My home garden is often neglected. There are a few reasons for that - 1.) I am way too busy in the spring and don't have the time, and 2.) I would rather go swimming in the summer than weed. Yes, it's true. Our Vermont summers are so short, that I often make choices that don't benefit the garden come August. So in the early spring, before I get too too busy at Red Wagon, I try to make gardening choices that will entail less work come summer and get the plants off to a really good start so that they are strong enough to handle my abuse and neglect later in the season.
This year, the Red Wagon crew came over and installed some great raised beds in the back yard.
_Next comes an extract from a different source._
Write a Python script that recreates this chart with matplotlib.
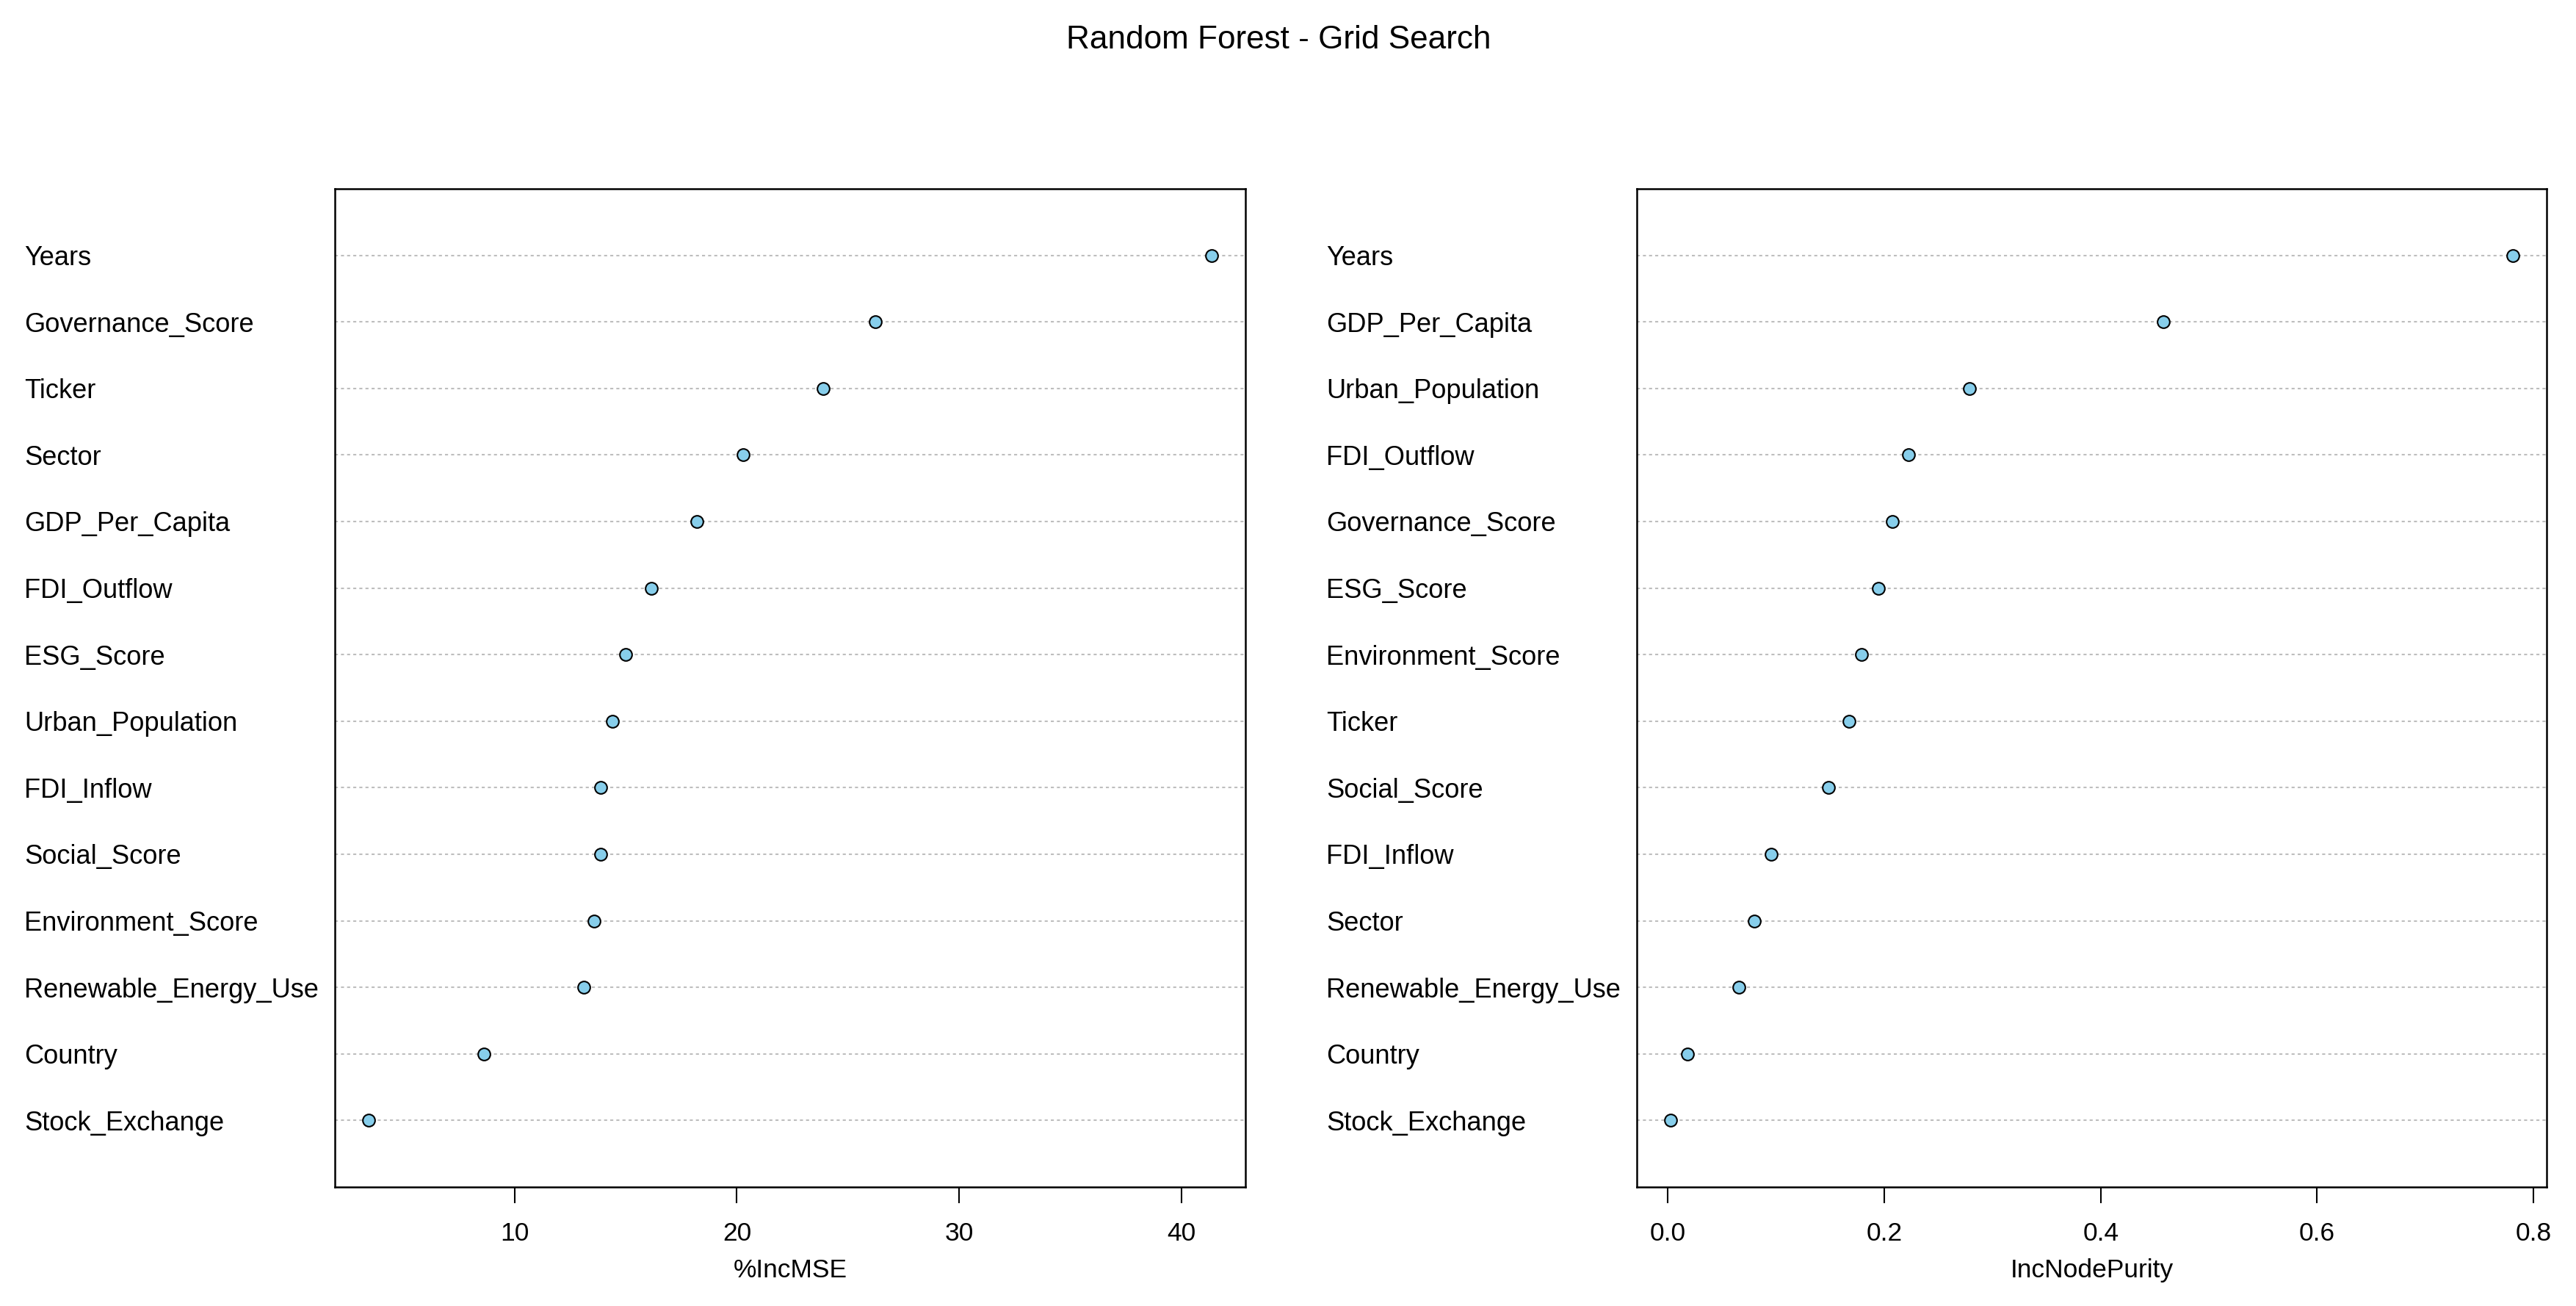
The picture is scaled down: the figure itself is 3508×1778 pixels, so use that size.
import matplotlib
matplotlib.use("Agg")
import matplotlib.pyplot as plt
from matplotlib.ticker import FormatStrFormatter

plt.rcParams["font.family"] = ["Liberation Sans", "DejaVu Sans"]

# variable importance, listed top to bottom as drawn
mse_labels = ["Years", "Governance_Score", "Ticker", "Sector", "GDP_Per_Capita",
              "FDI_Outflow", "ESG_Score", "Urban_Population", "FDI_Inflow",
              "Social_Score", "Environment_Score", "Renewable_Energy_Use",
              "Country", "Stock_Exchange"]
mse_values = [41.36, 26.22, 23.90, 20.29, 18.21, 16.17, 15.01, 14.42, 13.89,
              13.89, 13.58, 13.12, 8.63, 3.44]

purity_labels = ["Years", "GDP_Per_Capita", "Urban_Population", "FDI_Outflow",
                 "Governance_Score", "ESG_Score", "Environment_Score", "Ticker",
                 "Social_Score", "FDI_Inflow", "Sector", "Renewable_Energy_Use",
                 "Country", "Stock_Exchange"]
purity_values = [0.7813, 0.4578, 0.2788, 0.2224, 0.2072, 0.1943, 0.1786, 0.1676,
                 0.1485, 0.0953, 0.0795, 0.0653, 0.0182, 0.0023]

mse_ticks = [10, 20, 30, 40]
purity_ticks = [0.0, 0.2, 0.4, 0.6, 0.8]

fig = plt.figure(figsize=(3508 / 300, 1778 / 300), dpi=300)
ax1 = fig.add_axes([0.130, 0.0911, 0.3535, 0.7644])
ax2 = fig.add_axes([0.6354, 0.0911, 0.3533, 0.7644])


def dotchart(ax, labels, values, xlabel, ticks, fmt):
    n = len(labels)
    ys = [n - i for i in range(n)]
    for y in ys:
        ax.axhline(y, color="#bebebe", lw=0.5, ls=(0, (2, 2)), zorder=1)
    ax.plot(values, ys, ls="none", marker="o", ms=4.0, mfc="#87ceeb",
            mec="black", mew=0.5, zorder=3)
    ax.set_ylim(0, n + 1)
    ax.margins(x=0.04)
    ax.set_yticks(ys)
    ax.set_yticklabels(labels, ha="left", fontsize=8.7)
    ax.tick_params(axis="y", length=0, pad=101.5)
    ax.set_xticks(ticks)
    ax.xaxis.set_major_formatter(FormatStrFormatter(fmt))
    ax.tick_params(axis="x", length=5.3, width=0.5, pad=6, labelsize=8.5)
    ax.set_xlabel(xlabel, fontsize=8.5, labelpad=4)
    for s in ax.spines.values():
        s.set_linewidth(0.6)


dotchart(ax1, mse_labels, mse_values, "%IncMSE", mse_ticks, "%d")
dotchart(ax2, purity_labels, purity_values, "IncNodePurity", purity_ticks, "%.1f")

fig.text(0.4963, 1 - 55 / 1778, "Random Forest - Grid Search", ha="center",
         va="center", fontsize=10.6)

fig.savefig("out.png", dpi=300)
My regular garden is quite shady because of some neighboring trees (not mine or I would cut them down!) so I decided to put in some raised beds in the overgrown meadow behind the house and hopefully this will help me tame the wild. It's a sloping, wet mess with a huge forest of Japanese Knotweed trying to take over everything in its path. I have dug a trench around the knotweed and Elise covered a 20 x 20' patch of it with black plastic that my neighbor, Paul, gave me (I think he is worried it will spread to his yard, I would be too if I were him). Hopefully the combination of black-out and containment will slow it down.
About half way through the installation, the raised beds look like this:
We filled the raised beds with leaves, composted donkey manure and a thick layer of compost from Red Wagon Plants, which is mainly potting soil from years past that was given to us by the plants that did not sell. It's a great fill for raised beds, and not readily available to home gardeners, but I would recommend a mixture of top soil and compost. In the first year of a raised bed, the bottom layer can be some rough organic matter such as leaves, lawn clippings, etc. Just make sure that there is a good amount of the actual planting medium (at least 8").
I used a thick layer of cardboard and burlap coffee bags under everything to smother out the grass.